Bir inancı benimseyen, eleştirel olarak düşünebilir ve akledebilir. Özgür ve eleştirel düşünme, dini doğmatizme rağmen yapılabilir. Eleştirel ve özgür düşünme, dini doğmatizm  kalıbları ve çerçeveleri içinde gerçekleştirilemez.

Dindar insanlar, inanmaya ve inandırılmaya şartlandırılmışlardır, ancak eleştiriden, farklılıktan ve düşünmeden korkarlar. Düşünme, eleştirme ve farklılaşma, dindar insanların inanma ve bilmeme şeklindeki konforlarını bozmaktadır. Düşünme korkusu ve  düşünmeme konforu, dindar zihin yapısının çok önemli özellikleridir. Farklılıkların ve düşünmenin kişiyi dinden çıkarmasından ve  batıl bir yola götürmesinden dindar insanlar çok çekinirler. Doğru ve hak olarak şartlandırıldıkları ve inandırıldıkları dini  doğma çerçevesinde kalmak ve yanlış bir yola sapmamak için dindar insanlar, düşünmemeyi  tercih ederler. Din,  düşünme yerine  korkuyu  öncelikli ve önemli değer haline getirir.Din, düşünmeyi, eleştirmeyi ve akletmeyi  cehennem ve cezalandırılma korkusuyla bastırır.
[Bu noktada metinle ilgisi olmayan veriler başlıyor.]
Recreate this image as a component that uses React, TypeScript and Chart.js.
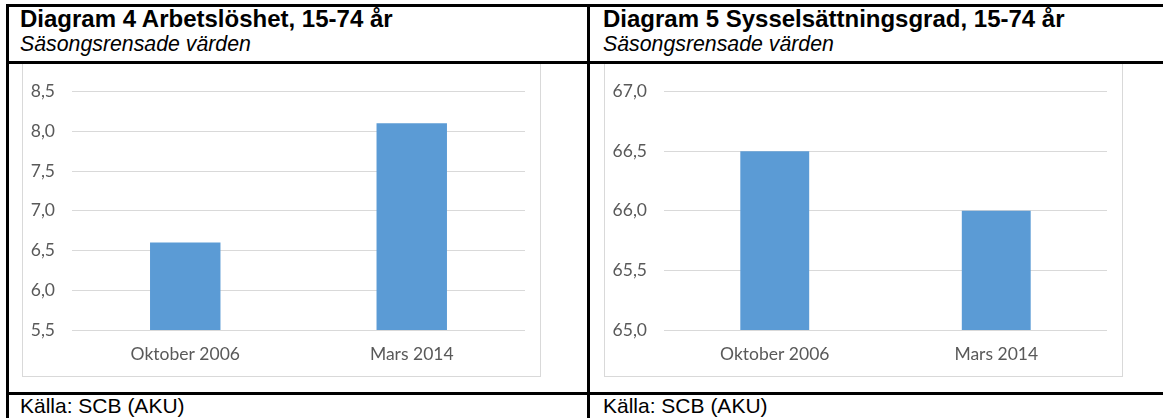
import React, { useEffect, useRef } from 'react';
import { Chart, registerables } from 'chart.js';

Chart.register(...registerables);

// ---- data ----
const categories = ['Oktober 2006', 'Mars 2014'];
const unemploymentValues = [6.6, 8.1];
const employmentValues = [66.5, 66.0];
const unemploymentTicks = [5.5, 6.0, 6.5, 7.0, 7.5, 8.0, 8.5];
const employmentTicks = [65.0, 65.5, 66.0, 66.5, 67.0];

const leftTitle = 'Diagram 4 Arbetslöshet, 15-74 år';
const rightTitle = 'Diagram 5 Sysselsättningsgrad, 15-74 år';
const subtitle = 'Säsongsrensade värden';
const source = 'Källa: SCB (AKU)';

const BAR_COLOR = '#5B9BD5';
const GRID_COLOR = '#d9d9d9';
const TICK_COLOR = '#595959';
const TICK_FONT = { family: 'Lato, "Open Sans", sans-serif', size: 17.5 };

type PanelProps = {
  values: number[];
  ticks: number[];
  axisWidth: number;
  left: number;
};

function BarChartBox({ values, ticks, axisWidth, left }: PanelProps) {
  const ref = useRef<HTMLCanvasElement | null>(null);
  useEffect(() => {
    if (!ref.current) return;
    const chart = new Chart(ref.current, {
      type: 'bar',
      data: {
        labels: categories,
        datasets: [
          {
            data: values,
            backgroundColor: BAR_COLOR,
            borderWidth: 0,
            barPercentage: 1,
            categoryPercentage: 0.311,
          },
        ],
      },
      options: {
        animation: false,
        responsive: false,
        maintainAspectRatio: false,
        devicePixelRatio: 1,
        layout: { padding: { top: 18, right: 15, left: 0, bottom: 0 } },
        plugins: { legend: { display: false }, tooltip: { enabled: false }, title: { display: false } },
        scales: {
          x: {
            grid: { display: false, drawTicks: false },
            border: { display: false },
            ticks: { font: TICK_FONT, color: TICK_COLOR, padding: 14, maxRotation: 0 },
            afterFit: (s: any) => {
              s.height = 46;
            },
          },
          y: {
            min: ticks[0],
            max: ticks[ticks.length - 1],
            afterBuildTicks: (s: any) => {
              s.ticks = ticks.map((v) => ({ value: v }));
            },
            grid: { color: GRID_COLOR, lineWidth: 1, drawTicks: false },
            border: { display: false },
            ticks: {
              font: TICK_FONT,
              color: TICK_COLOR,
              padding: 17,
              callback: (v: any) => Number(v).toFixed(1).replace('.', ','),
            },
            afterFit: (s: any) => {
              s.width = axisWidth;
            },
          },
        },
      },
    });
    return () => chart.destroy();
  }, []);

  return (
    <>
      <div
        style={{
          position: 'absolute',
          left: left - 1,
          top: 62,
          width: 519,
          height: 315,
          boxSizing: 'border-box',
          border: '1px solid ' + GRID_COLOR,
        }}
      />
      <canvas
        ref={ref}
        width={517}
        height={312}
        style={{ position: 'absolute', left, top: 64, width: 517, height: 312 }}
      />
    </>
  );
}

const line = (l: number, t: number, w: number, h: number) => (
  <div style={{ position: 'absolute', left: l, top: t, width: w, height: h, background: '#000' }} />
);

const textStyle = (l: number, t: number, size: number, bold: boolean, italic: boolean): React.CSSProperties => ({
  position: 'absolute',
  left: l,
  top: t,
  fontFamily: '"Liberation Sans", Arial, sans-serif',
  fontSize: size,
  lineHeight: size + 'px',
  fontWeight: bold ? 'bold' : 'normal',
  fontStyle: italic ? 'italic' : 'normal',
  color: '#000',
  whiteSpace: 'nowrap',
});

export default function App() {
  return (
    <div
      style={{
        position: 'absolute',
        left: 0,
        top: 0,
        width: 1163,
        height: 418,
        overflow: 'hidden',
        background: '#fff',
      }}
    >
      <div style={textStyle(20, 7, 24, true, false)}>{leftTitle}</div>
      <div style={textStyle(20, 34, 21.3, false, true)}>{subtitle}</div>
      <div style={textStyle(603, 7, 24, true, false)}>{rightTitle}</div>
      <div style={textStyle(603, 34, 21.3, false, true)}>{subtitle}</div>

      <BarChartBox values={unemploymentValues} ticks={unemploymentTicks} axisWidth={49} left={23} />
      <BarChartBox values={employmentValues} ticks={employmentTicks} axisWidth={59} left={605} />

      <div style={textStyle(20, 395, 21, false, false)}>{source}</div>
      <div style={textStyle(603, 395, 21, false, false)}>{source}</div>

      {line(6, 4, 1157, 3)}
      {line(6, 4, 3, 414)}
      {line(587, 4, 3, 414)}
      {line(6, 61, 1157, 3)}
      {line(6, 392, 1157, 3)}
    </div>
  );
}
Korku, şeksiz şüphesiz inanmayı en büyük değer  olarak dayatır. İnsanların kontrol edilmesi, yönlendirilmesi ve yönetilmesi için  korkuya ve düşünmemeye dayalı  inandırılmannın sistematik ve sürekli bir şekilde toplumsal ve kültürel yapı içinde sürdürülmesi gerekmektedir.

Düşünme, akletme ve eleştirme, insan olmanın olmazsa olmazıdır. İnanma uğruna aklın, düşünmenin ve eleştirmenin feda edilmesi, insani varoluştan vazgeçilmesi anlamına gelmektedir. İnsani varoluşun gerçekleşmesi için bireyin, akılla, bilgiyle, emekle ve yenilenme ile kendisine uygun bir maneviyat  tecrübesi  oluşturması gerekmektedir.